§ STATED PROBLEM: Pick out and copy every line below that has the word "this".

§ RECORDS PROVIDED:
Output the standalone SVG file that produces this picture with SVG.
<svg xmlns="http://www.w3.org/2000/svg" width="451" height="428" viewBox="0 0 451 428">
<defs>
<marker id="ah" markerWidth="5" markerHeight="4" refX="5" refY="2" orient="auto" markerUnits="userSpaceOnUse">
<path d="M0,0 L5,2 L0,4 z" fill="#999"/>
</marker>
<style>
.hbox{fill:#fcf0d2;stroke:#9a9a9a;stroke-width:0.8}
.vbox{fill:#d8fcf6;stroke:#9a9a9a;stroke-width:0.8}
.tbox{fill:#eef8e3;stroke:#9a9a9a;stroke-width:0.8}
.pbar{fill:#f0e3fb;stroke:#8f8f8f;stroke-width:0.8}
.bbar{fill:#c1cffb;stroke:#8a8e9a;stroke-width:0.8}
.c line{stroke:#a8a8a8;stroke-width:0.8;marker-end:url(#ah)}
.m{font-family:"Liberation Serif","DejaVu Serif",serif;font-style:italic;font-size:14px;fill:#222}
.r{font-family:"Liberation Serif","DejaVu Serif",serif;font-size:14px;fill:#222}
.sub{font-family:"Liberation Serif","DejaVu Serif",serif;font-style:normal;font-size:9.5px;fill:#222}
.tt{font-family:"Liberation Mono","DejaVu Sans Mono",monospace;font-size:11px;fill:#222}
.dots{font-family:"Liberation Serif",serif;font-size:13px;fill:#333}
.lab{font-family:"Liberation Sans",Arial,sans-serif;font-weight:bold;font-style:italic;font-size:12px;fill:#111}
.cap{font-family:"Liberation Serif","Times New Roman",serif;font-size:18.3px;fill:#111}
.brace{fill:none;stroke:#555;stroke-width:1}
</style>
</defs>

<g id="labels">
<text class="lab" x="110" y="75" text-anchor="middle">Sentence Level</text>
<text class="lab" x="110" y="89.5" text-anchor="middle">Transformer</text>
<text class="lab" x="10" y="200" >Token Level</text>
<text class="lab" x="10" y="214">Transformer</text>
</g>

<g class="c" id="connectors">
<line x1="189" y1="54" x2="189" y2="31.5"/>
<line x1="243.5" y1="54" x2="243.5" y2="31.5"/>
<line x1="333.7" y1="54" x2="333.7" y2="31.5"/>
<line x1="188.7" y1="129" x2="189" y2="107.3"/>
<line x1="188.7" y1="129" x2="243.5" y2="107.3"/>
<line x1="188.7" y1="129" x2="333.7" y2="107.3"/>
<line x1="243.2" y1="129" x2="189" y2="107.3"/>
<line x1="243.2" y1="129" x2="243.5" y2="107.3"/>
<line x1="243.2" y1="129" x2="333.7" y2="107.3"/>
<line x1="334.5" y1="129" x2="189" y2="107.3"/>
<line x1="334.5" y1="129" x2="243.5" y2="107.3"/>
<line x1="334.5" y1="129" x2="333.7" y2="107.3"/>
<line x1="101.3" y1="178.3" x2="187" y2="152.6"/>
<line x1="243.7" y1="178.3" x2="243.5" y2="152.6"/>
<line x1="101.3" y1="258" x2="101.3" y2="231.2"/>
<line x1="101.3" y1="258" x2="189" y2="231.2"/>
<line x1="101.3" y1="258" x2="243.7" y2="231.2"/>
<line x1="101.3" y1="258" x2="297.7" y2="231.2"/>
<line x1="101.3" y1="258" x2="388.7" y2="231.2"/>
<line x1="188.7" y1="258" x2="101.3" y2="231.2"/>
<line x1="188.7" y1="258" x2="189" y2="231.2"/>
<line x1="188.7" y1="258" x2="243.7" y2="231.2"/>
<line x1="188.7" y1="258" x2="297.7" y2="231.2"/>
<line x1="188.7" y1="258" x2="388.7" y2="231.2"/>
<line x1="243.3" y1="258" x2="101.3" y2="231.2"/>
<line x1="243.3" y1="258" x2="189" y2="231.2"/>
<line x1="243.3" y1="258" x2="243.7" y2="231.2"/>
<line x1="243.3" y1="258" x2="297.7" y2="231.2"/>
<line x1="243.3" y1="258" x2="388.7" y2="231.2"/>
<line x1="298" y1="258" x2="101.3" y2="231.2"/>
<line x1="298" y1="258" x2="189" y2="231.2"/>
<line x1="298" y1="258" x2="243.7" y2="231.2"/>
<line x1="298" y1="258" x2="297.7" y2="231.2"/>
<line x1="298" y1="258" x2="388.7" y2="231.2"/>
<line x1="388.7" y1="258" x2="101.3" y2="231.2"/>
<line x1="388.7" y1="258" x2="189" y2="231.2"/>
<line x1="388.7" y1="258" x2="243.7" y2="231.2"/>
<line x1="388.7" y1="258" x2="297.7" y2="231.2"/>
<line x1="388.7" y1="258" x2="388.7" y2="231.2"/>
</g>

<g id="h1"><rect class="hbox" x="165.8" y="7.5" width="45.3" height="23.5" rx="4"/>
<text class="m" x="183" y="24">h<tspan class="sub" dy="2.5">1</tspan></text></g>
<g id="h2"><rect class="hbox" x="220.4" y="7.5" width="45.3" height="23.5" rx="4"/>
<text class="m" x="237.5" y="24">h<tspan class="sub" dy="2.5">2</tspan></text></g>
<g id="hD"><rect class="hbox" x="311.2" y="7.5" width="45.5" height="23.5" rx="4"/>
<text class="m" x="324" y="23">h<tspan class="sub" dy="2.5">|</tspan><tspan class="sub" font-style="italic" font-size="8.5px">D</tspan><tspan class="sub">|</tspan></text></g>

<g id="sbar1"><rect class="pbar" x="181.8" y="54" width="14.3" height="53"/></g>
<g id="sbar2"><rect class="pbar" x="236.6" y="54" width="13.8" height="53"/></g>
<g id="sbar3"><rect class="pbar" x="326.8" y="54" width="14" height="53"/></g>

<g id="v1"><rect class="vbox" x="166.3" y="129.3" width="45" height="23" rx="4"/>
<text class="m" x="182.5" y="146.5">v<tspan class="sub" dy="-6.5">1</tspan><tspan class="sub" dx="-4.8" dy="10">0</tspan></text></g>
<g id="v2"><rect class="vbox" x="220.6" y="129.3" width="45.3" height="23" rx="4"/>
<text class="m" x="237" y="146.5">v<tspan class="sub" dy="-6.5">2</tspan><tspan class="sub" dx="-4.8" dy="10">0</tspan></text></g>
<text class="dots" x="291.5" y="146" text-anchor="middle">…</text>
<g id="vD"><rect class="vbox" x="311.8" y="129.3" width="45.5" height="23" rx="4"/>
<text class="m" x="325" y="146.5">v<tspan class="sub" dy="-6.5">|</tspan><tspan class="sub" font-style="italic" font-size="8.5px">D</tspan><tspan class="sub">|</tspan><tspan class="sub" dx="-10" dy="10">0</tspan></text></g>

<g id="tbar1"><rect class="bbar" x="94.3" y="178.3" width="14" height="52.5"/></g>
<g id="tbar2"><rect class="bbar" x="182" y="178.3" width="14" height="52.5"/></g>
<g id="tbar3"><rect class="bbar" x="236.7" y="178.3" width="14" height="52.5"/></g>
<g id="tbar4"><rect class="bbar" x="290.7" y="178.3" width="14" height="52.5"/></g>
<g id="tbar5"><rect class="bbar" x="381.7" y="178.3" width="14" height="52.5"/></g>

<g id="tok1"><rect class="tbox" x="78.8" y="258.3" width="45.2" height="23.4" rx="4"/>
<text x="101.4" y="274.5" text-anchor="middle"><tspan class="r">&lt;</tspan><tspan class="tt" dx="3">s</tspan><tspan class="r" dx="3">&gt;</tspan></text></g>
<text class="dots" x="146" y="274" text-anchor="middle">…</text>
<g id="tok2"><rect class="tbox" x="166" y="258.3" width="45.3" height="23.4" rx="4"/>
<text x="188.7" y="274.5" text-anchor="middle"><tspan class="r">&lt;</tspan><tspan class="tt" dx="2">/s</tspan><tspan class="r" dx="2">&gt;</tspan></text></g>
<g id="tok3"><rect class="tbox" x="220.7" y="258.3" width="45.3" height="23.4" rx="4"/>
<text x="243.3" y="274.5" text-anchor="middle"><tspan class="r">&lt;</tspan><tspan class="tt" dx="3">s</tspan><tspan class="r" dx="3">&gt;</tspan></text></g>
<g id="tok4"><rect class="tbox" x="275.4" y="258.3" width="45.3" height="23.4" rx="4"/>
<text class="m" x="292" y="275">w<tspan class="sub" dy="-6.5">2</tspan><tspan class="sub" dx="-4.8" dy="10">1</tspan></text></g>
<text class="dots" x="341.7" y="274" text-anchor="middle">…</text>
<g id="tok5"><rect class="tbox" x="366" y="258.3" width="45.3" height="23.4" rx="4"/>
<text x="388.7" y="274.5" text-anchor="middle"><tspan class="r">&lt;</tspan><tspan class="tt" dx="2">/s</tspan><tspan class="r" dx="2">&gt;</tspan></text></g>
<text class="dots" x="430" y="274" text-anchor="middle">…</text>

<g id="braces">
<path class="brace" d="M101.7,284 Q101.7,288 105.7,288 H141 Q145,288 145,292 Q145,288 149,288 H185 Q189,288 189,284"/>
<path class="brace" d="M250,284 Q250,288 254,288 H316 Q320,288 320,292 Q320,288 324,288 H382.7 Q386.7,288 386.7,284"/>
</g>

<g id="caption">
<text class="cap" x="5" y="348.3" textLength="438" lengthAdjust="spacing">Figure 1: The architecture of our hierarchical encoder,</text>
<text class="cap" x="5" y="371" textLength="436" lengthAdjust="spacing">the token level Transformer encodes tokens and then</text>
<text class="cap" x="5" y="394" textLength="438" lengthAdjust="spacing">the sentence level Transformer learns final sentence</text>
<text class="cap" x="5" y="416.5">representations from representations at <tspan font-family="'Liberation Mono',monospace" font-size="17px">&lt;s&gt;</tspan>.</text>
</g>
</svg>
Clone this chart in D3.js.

§ EXERCISE SOLUTION:
Output the standalone SVG file that produces this picture with SVG.
Clone this chart in D3.js.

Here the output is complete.